マーケティング方面の資金支援プロジェクトは予算の75%までがリミットで、金額的には1件80万バーツが上限。ただデジタル技術事業については上限が170万バーツになる。プロジェクトの実施期間は8カ月。プロジェクトに参加する起業家の資格は、第1に2011年1月1日から201年12月31日までの間にタイで合法的に登記された法人であり、タイ人株主の持ち株が51%を超えること。第2に生産工程・サービスプロセス内に新たな科学技術・イノベーションが導入されており、すでに市場に出されて収入が上がっていること。第3にマーケティング計画があり、収支の見通しが確実に立っていること。第4に業務管理を進める経営チームが存在すること。第5に過去2年間に資金支援を受けていないこと。

支援を受けて事業拡大に成功-My Cloud fulfillment社

スタートアップ・バウチャーの対象になっているスタートアップ企業の一つ、マイクラウド・フルフィルメントは2014年から事業をスタート。当初は宝飾品の注文生産から始め、需要の流れに後れないマーケティングを進めた結果、顧客ニーズが冷えないうちに商品を供給することができようになった。

ニティ・サッジャティッパワン社長は「これで在庫の軽減が進みました。時間を取られるロジスティクスも適切になりました。とはいえ、これらの事業は最終的にうまくいきませんでした。その後、従来の事業に代えて会社をマイクラウド社に編成替えして、体系的なロジスティクスに力を入れ、商品の収納、輸送、保管のプロセスを改善。長短期の各種の商品の対応の精度を高め、商品の流れの迅速な流れにも対応し、特にオンライン・ビジネスの商品の流れに乗るようになりました」と語る。

ニティ社長の家族は以前から倉庫経営をファミリービジネスとして手掛けており、すでにハード面は整っていた。その旧式の倉庫経営に、新時代のノウハウを導入した。「オンライン時代の業界の変化に対応するためですね。これによってマイクラウド社の体系的な事業形態を進めることができました」とニティ社長は話す。

倉庫サービスの主要なプロセスは3つ。第1に収納。収納専用倉庫を保有している。第2に梱包。顧客のオーダーに従って包装する。難易度によってサービス料が異なる。第3に商品輸送。郵送やメッセンジャーによる手渡し、キャリーと集金、店頭での受け渡し、顧客による受け取りなど、各種の様態がある。

マイクラウド社が科学技術省の国立イノベーション庁(NIA)によるスタートアップ・バウチャーのプロジェクトに参加してしばらくした頃、80万バーツのマーケティング予算の支援を受けることができた。

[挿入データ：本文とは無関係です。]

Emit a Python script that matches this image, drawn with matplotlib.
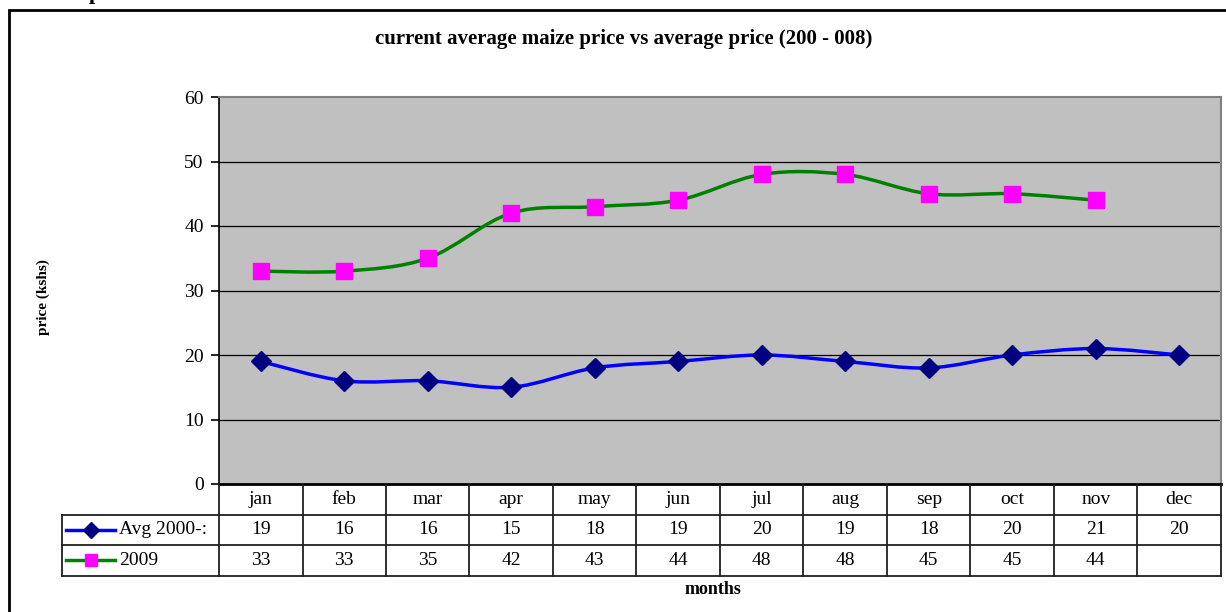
import numpy as np
import matplotlib
matplotlib.use("Agg")
import matplotlib.pyplot as plt
from matplotlib.path import Path
from matplotlib.patches import PathPatch, Rectangle
from matplotlib.lines import Line2D

# data
months = ["jan", "feb", "mar", "apr", "may", "jun", "jul", "aug", "sep", "oct", "nov", "dec"]
avg_label = "Avg 2000-:"
avg_price = [19, 16, 16, 15, 18, 19, 20, 19, 18, 20, 21, 20]
label_2009 = "2009"
price_2009 = [33, 33, 35, 42, 43, 44, 48, 48, 45, 45, 44]

title = "current average maize price vs average price (200 - 008)"
ylabel = "price (kshs)"
xlabel = "months"

plt.rcParams["font.family"] = ["Liberation Serif", "DejaVu Serif"]

W, H = 1226, 612
fig = plt.figure(figsize=(W / 100, H / 100), dpi=100)


def fx(px):
    return px / W


def fy(py):
    return 1 - py / H


# outer frame of the chart object
fig.add_artist(Rectangle((fx(9), fy(640)), fx(1300), fy(10) - fy(640), transform=fig.transFigure,
                         fill=False, edgecolor="black", linewidth=2))
# clipped heading above the frame (cut off in the original too)
fig.text(fx(89), fy(-1), "p", fontsize=16, fontweight="bold", va="baseline", ha="left")

left, right = 219, 1221
top, bottom = 97, 484
ax = fig.add_axes([fx(left), fy(bottom), fx(right - left), fy(top) - fy(bottom)])
ax.set_facecolor("#C0C0C0")
ax.set_xlim(-0.5, len(months) - 0.5)
ax.set_ylim(0, 60)
ax.set_yticks(range(0, 61, 10))
ax.tick_params(axis="y", direction="out", length=6, width=1.2, labelsize=14, pad=5)
ax.set_xticks([])
for y in range(10, 60, 10):
    ax.axhline(y, color="black", linewidth=0.9, zorder=1)
for s in ["top", "right"]:
    ax.spines[s].set_color("#808080")
    ax.spines[s].set_linewidth(1.5)
ax.spines["left"].set_color("black")
ax.spines["left"].set_linewidth(1.2)
ax.spines["bottom"].set_color("black")
ax.spines["bottom"].set_linewidth(2)


def smooth_path(vals):
    # Excel style smoothed line (Catmull-Rom as cubic Bezier)
    pts = np.array([[i, v] for i, v in enumerate(vals)], dtype=float)
    n = len(pts)
    verts = [pts[0]]
    codes = [Path.MOVETO]
    for i in range(n - 1):
        p0 = pts[i - 1] if i > 0 else pts[i]
        p1 = pts[i]
        p2 = pts[i + 1]
        p3 = pts[i + 2] if i + 2 < n else pts[i + 1]
        verts += [p1 + (p2 - p0) / 6, p2 - (p3 - p1) / 6, p2]
        codes += [Path.CURVE4] * 3
    return Path(verts, codes)


blue, navy = "#0000FF", "#000080"
green, magenta = "#008000", "#FF00FF"

ax.add_patch(PathPatch(smooth_path(price_2009), fill=False, edgecolor=green, linewidth=2.5, zorder=3))
ax.plot(range(len(price_2009)), price_2009, linestyle="none", marker="s", markersize=11.5,
        color=magenta, zorder=4)
ax.add_patch(PathPatch(smooth_path(avg_price), fill=False, edgecolor=blue, linewidth=2.5, zorder=3))
ax.plot(range(len(avg_price)), avg_price, linestyle="none", marker="D", markersize=10,
        color=navy, zorder=4)

fig.text(fx(624), fy(39), title, fontsize=15, fontweight="bold", ha="center", va="center")
fig.text(fx(43), fy(297), ylabel, rotation=90, fontsize=11, fontweight="bold", ha="center", va="center")
fig.text(fx(713), fy(589), xlabel, fontsize=13, fontweight="bold", ha="center", va="center")

# data table under the plot
row_h = 30.5
tax = fig.add_axes([fx(left), fy(bottom + 3 * row_h), fx(right - left), fy(bottom) - fy(bottom + 3 * row_h)],
                   sharex=ax)
tax.set_ylim(3, 0)
tax.axis("off")
lc = "#202020"
unit = (right - left) / len(months)
leg_left = -0.5 - (left - 62) / unit
kw = dict(color=lc, linewidth=1.3, clip_on=False)
for i in range(len(months) + 1):
    tax.plot([i - 0.5, i - 0.5], [0, 3], **kw)
for r in [1, 2, 3]:
    tax.plot([leg_left, len(months) - 0.5], [r, r], **kw)
tax.plot([leg_left, leg_left], [1, 3], **kw)

fs = 14
for i, m in enumerate(months):
    tax.text(i, 0.5, m, ha="center", va="center", fontsize=fs)
for i, v in enumerate(avg_price):
    tax.text(i, 1.5, str(v), ha="center", va="center", fontsize=fs)
for i, v in enumerate(price_2009):
    tax.text(i, 2.5, str(v), ha="center", va="center", fontsize=fs)

x0 = leg_left + 4 / unit
x1 = leg_left + 53 / unit
xm = (x0 + x1) / 2
tax.add_line(Line2D([x0, x1], [1.5, 1.5], color=blue, linewidth=2.5, clip_on=False))
tax.plot([xm], [1.5], marker="D", markersize=8, color=navy, clip_on=False)
tax.add_line(Line2D([x0, x1], [2.5, 2.5], color=green, linewidth=2.5, clip_on=False))
tax.plot([xm], [2.5], marker="s", markersize=9, color=magenta, clip_on=False)
tax.text(x1 + 4 / unit, 1.5, avg_label, ha="left", va="center", fontsize=fs)
tax.text(x1 + 4 / unit, 2.5, label_2009, ha="left", va="center", fontsize=fs)

fig.savefig("out.png", dpi=100)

「昨年にこの30%を使って広告の動画を作りました。それをフェイスブックで流したところ、売り上げが3倍まで伸びました。顧客も3倍に増え、ファンページその他も増えました。スタートアップ・バウチャーの支援がなければ、動画も作れず、事業の拡張もなかったことでしょう」。

販売でつまずく古典的な問題が10項目あるとニティ社長は話す。「当社も例外ではありませんが、オンライン・ビジネスにかかわる業者が注意すべき点として挙げますと、第1に良い管理システムの欠如、第2に自社倉庫の巨大なコスト、第3に顧客の増加で納品遅れに、第4に納品間違い、第5に事業を伸ばす時間の不足、第6に煩雑な在庫の状況、第7に販売ルートの煩雑化、第8に従業員管理、第9に書類の煩雑化、第10に注文の波の不安定さ」。

現在、ターゲットとしている顧客は、スタートしたばかりのオンライン事業者ではなく、ある程度の経験を積んだオンライン業者。製品の品質確認や梱包、搬送など、様々な工程を自ら行ってきた事業者たちだ。「私たちが狙う顧客は、今まさに成長のまっただ中で事業の拡大に伴って、梱包や輸送に時間をかけられなくなってきたという課題に直面している事業者です。マーケティングなどに時間をかける代わりに、一部業務を代行する業者が求められているのです」。